Trygve Halvorsen, who died in Sydney last Friday, aged 94, leaves a fine legacy in offshore racing and quality boatbuilding.
With his brother Magnus, he designed and built six successful ocean racers including Freya, a 39ft double ender that won consecutive Sydney-Hobart races in 1963, 1964 and 1965, a feat not matched in the 69-year history of the race.
In their 13 previous Hobarts with five other boats they designed and built themselves, they won with Anitra V in 1957 and finished second five times.
The Freya hat trick was built on a steady gathering of offshore experience and the refinement through five previous designs. She was easy to push hard downwind and in fresh winds able to pace it with much bigger yachts upwind.
Trygve and Magnus were complementary personalities. Magnus, big, bluff and strong, a former Rugby second row forward, was the outgoing one. Tryg, gentlemanly, quiet and withdrawn but extremely determined was a perfectionist in boat maintenance and preparation.
They were born in Norway, sons of boatbuilder Lars Halvorsen who arrived in Australia in 1924. His wife and children – five sons and two daughters – joined him in 1925. The five sons Harold, Carl, Bjarne, Magnus and Trygve all went to work in the family boatbuilding business when they turned 14.
After the death of death of Lars in 1936, his eldest son Harold founded Lars Halvorsen and Sons and purchased sites for new yards in Neutral Bay and Ryde. World War Two accelerated the company’s development with the Ryde yard, with a staff of up to 350, producing a 112ft Fairmile anti-submarine patrol boat a month.
After the war the yard built tugs, large fishing boats, motor cruisers and the occasional yacht. Another Halvorsen yard opened at Bobbin Head and became base for a fleet of drive-yourself hire cruisers.
Magnus, Trygve and Bjarne in their spare time in 1934 began building their first yacht, a 34ft harbour racer called Enterprise that became scratch boat with the Sydney Amateur Sailing Club and won one of the Cruising Yacht Club of Australia’s first races, to Pittwater in 1945.
Trygve and Magnus then designed Saga for the 1946 Hobart race, followed by Peer Gynt (1947, ‘48, ‘49), Solveig (1950 ’51, ‘52, ’53, ’54), Anitra V (1956, ’58, 59), Norla (1960).
They both then became busy with Australia’s first America’s Cup challenger Gretel. The Ryde Halvorsen yard built her to Alan Payne’s design for Sir Frank Packer. Magnus sailed as cockpit crew in all five America’s Cup races. Trygve was number three helmsman in the team behind Jock Sturrock and Archie Robertson and also in charge of maintenance.
Trygve designed Freya before the Halvorsens left for the 1962 America’s Cup, originally with a shorter keel and a spade rudder. When they returned Magnus talked him into giving Freya a longer keel with conventional keel-hung rudder because he wanted to cruise as well as race.

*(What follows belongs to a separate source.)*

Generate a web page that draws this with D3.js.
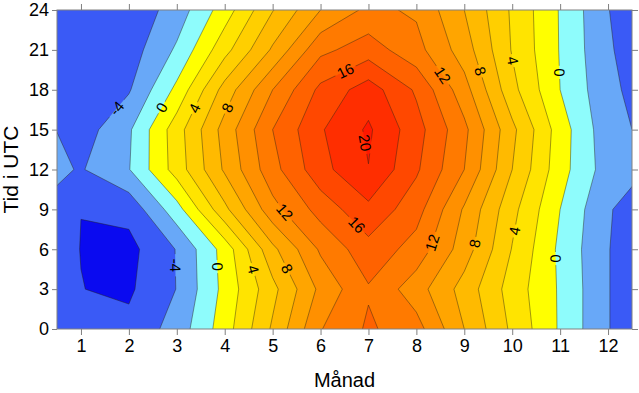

The Halvorsens were meticulous in their boat preparation. Trygve used to recall their only major breakdown, breaking the mast on Solveig in the 1953 Noumea race when she was becalmed. The boat’s flopping about caused a split pin securing a clevis pin to fall out of the rig and they broke all but 12ft of the timber mast. “It was the only time I never went up the before the race,” he said. “There were two jobs I always did before the race: go up the mast and clean the bilge so the pump would not get clogged.”
They also developed a crewing strategy that contributed greatly to their successes, based around maintaining concentration at night. The three helmsmen, always Trygve, Magnus and Trevor Gowland, would steer one hour on and two off to rest below.
Freya, along with Camille and Caprice of Huon, was a member of the first Australian team to contest the Admiral’s Cup international teams championship in England for an encouraging second place behind Britain, to launch Australia firmly onto the overseas offshore scene..
The Halvorsen brothers’ sailing courses parted after 1965. Trygve became involved with design work for the alterations for Gretel’s 1967 America’s Cup campaign and after that never considered building another race boat to spend more time with his family.
He did race again, firstly with Alan Bond’s new 57ft Apollo in the 1969 Hobart race and then sailed the US Onion Patch and transAtlantic races with her.
There will be a memorial gathering at the CYCA in Rushcutters Bay from 2pm to 4pm on November 18.